This morning on my drive to drop off my toddler at daycare, I stopped at Tim Horton’s to grab a coffee and had a small chat with the gentleman who took my order. He was great and gave me a good laugh to start my day. After ordering some Timbits for my son he made a comment and after I said they were for the little guy, he replied “no judgement” and when I ordered MY sugar cookie, he laughed and said “Hey, you’re a mom! You deserve a lot more than just a sugar cookie.” This got me thinking… I am a mom, but why does society think we deserve more?
Do we really “deserve more?” HELL YEAH WE DO…
7 ways my life has changed since becoming a mom.
- I have to announce when I am having a shower, and more often than not have to add “Is that okay?” Once in the shower, I can literally hear the baby crying (even if he isn’t)
- There’s no more going for a drive and blaring MY music. I am usually listening to Head and Shoulders Knees and Toes, or singing “E I E I OHHHHH” to help soothe the crying baby while the toddler yells at me to stop singing.
- It’s too much work to run out for a sweet treat. Its winter time and I’m at home craving my favorite drink – a white hot chocolate from Tim Horton’s. Hop in the car and drive on over! Quick and easy. HA! That would involve first warming up the car (can’t put the kids into a freezing cold car) making sure both kids are not napping, getting them dressed, getting their boots on, loading them both into the car, fighting with a toddler that we’re just going for a quick little drive to the drive through and not a long drive to watch trucks, getting home, unloading the kids, taking off all their stuff and settling back into the house. 10 minutes later realizing OMG the hot chocolate is still in the car. And it’s now cold.
- Getting together with friends has taken a serious hit. Especially during the first year of both the kids lives.
There’s nursing, sleep schedules, exhaustion, last minute cancellations because something went wrong, and everything else in between. It’s just not that easy to “grab a drink” with a friend anymore, at least not now while they are still babies. This has led to some feelings of loneliness, jealousy and the blues. I’m going to touch more on this in a separate post; it’s a heavy one, but very real.

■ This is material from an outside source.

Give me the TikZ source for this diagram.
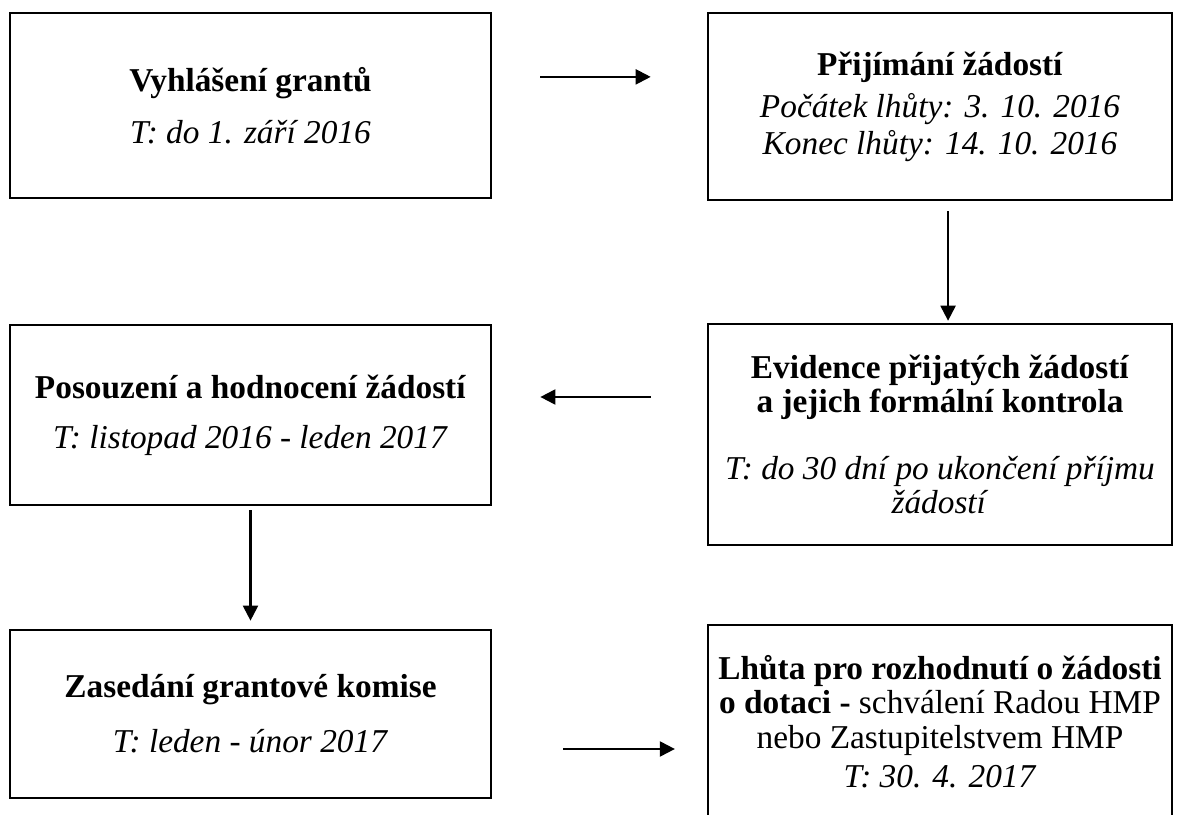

- I’d rather spend my money on my kids. Both my boys have some pretty nice stuff. I have NO problem spending hundreds of dollars on new clothes and toys for them however, for myself, I still have a 25$ pair of Old Navy jeans, sitting in my cart thinking “Ohhh… I don’t know” and wearing jeans that are so baggy I look like a kid from the 90’s.
- So many feelings!!! The constant feelings and emotions I feel include, but are not limited to: Worry, guilt, exhaustion, fear…
- Young kids don’t sleep in. It’s Friday night! SWEET! Let’s go to dinner and a movie, or stay in and have a few drinks, stay up late and sleep in! Sleep in…. I don’t understand, what does that mean?
There are so many more ways life has changed in the past 3 and half years, these are just the 7 off the top of my head. And like everything else in life there is the good, the bad and the ugly. The one thing that never changes is the fact that this is the life I chose, and although there are some bad days, the good days outweigh them and the memories we create as a family are worth more than anything else in this world. It is also comforting to know that one day; I will need my children as much as they need me now. In part two, I will touch more on this, and how else my life has changed for the better since bringing these two little humans into our world.
Most of these things, aren’t in any way serious changes, they are more just ways I have had to adjust…But, take this away with you…a parent’s job is not easy. So, if you see or know a mom, or a dad, especially one with young children, try and see behind the scenes. There is a lot that they have to miss out on. Give your mom friend a call, ask how she is doing. You never know what she has had to deal with in the past 24 hours. Or how much she misses hanging out with you.